# how to diagnose a bad heatstrip sequencer



## Final Notice (Aug 9, 2011)

i live in south texas so we dont get A TON of no heat service calls. but i would like to know, how do you properly diagnose a heating sequencer? and what do you check if both heating and cooling come on at the same time when there is a call for cooling?


----------



## beenthere (Oct 11, 2008)

See if it closes when 24 volts applied. then see if ti opens after 24 volts removed. keeping in mind it is a timed device, and you must allow time for it to close, and to open.


----------



## HVACDave (Oct 16, 2007)

If heat and cool both come on at the same time usually someone has tied into the fan leg without an isolation relay and is backfeeding on W when G is energized. Typical for A/C install on unit without terminal strip. (famous in older mobile homes in my area)


----------



## Final Notice (Aug 9, 2011)

beenthere said:


> See if it closes when 24 volts applied. then see if ti opens after 24 volts removed. keeping in mind it is a timed device, and you must allow time for it to close, and to open.


what causes the time delay within the sequencer? is it heat build up as current passes through it @ 24V?


----------



## JJboy (Oct 12, 2010)

Final Notice said:


> what causes the time delay within the sequencer? is it heat build up as current passes through it @ 24V?
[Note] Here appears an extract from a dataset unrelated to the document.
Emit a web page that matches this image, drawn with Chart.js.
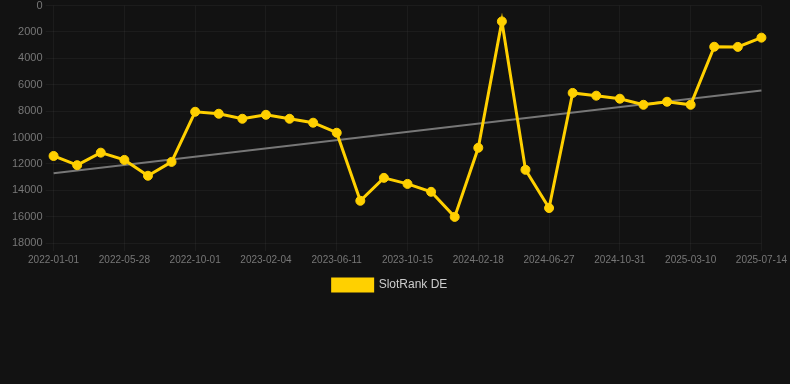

The heat makes the thermocouple close like a on/off switch. So heat will continue building up until close the second stage and so on.


----------



## HVACDave (Oct 16, 2007)

When 24 volts is applied to the base terminals of the sequencer it energizes a heater in the bottom of the control. After a period of time (which varies depending on what time delay you purchase from the supplier eg. H 15-30 C 10-20 would mean when 24 volts is applied it will take between 15 and 30 seconds for the contacts of the switches above the heater section to close, which will turn on elements or fan,or energize another sequencer coil, then when the 24 volts is lost it will take 10 to 20 seconds for the contacts to re-open which will result in the elements, fan etc. to shut off.


----------